_Stored data_:

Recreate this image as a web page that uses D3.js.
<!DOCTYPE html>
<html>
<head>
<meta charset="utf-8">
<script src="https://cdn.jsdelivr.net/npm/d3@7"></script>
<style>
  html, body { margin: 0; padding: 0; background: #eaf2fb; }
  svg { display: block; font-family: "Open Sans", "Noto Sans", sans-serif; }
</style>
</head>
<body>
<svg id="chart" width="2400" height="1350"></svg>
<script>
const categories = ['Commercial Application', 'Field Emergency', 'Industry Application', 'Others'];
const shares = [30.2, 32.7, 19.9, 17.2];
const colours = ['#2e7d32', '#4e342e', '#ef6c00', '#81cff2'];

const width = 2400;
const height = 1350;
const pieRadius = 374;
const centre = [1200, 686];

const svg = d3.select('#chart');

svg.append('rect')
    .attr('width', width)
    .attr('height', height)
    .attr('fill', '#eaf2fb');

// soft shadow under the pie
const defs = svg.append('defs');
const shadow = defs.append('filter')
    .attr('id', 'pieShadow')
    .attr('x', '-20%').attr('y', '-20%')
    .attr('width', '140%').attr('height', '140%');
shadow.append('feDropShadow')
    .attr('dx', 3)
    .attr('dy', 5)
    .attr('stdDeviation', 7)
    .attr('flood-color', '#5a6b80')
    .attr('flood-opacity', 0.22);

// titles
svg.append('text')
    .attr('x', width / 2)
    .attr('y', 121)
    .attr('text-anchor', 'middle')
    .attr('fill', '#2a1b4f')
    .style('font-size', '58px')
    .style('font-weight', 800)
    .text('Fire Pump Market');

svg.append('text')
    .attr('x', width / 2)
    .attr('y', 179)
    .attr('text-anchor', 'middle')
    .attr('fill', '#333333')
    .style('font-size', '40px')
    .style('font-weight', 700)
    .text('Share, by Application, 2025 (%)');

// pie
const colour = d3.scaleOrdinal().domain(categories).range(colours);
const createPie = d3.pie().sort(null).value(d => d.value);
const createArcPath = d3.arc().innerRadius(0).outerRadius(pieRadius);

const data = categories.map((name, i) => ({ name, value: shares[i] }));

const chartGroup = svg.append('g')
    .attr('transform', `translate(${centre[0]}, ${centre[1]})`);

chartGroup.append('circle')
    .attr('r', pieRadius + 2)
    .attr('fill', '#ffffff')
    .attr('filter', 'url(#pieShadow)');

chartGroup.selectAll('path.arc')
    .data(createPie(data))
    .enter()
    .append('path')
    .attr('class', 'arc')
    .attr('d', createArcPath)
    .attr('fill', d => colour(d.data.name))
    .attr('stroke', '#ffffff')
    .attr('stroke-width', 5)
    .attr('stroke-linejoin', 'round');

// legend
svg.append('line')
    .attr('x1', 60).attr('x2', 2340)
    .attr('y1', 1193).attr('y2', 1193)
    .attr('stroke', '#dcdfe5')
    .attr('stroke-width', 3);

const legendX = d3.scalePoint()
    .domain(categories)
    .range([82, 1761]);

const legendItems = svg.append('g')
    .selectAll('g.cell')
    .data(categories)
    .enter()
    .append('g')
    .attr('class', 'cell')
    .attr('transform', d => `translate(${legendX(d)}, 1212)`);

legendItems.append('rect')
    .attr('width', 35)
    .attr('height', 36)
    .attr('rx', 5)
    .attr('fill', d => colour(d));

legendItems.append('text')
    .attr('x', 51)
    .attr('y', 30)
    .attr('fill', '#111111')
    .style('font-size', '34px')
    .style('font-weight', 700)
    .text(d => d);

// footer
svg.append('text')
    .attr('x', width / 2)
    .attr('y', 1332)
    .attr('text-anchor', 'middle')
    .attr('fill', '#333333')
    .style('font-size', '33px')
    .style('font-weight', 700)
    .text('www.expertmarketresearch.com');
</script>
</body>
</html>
--
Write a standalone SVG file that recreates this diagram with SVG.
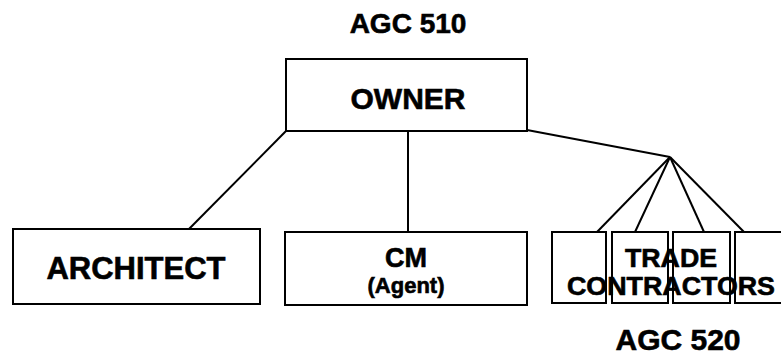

_What the exercise asks_: Say how many lines in the entries contain the string "that", and say nothing else.

_The reply_: 2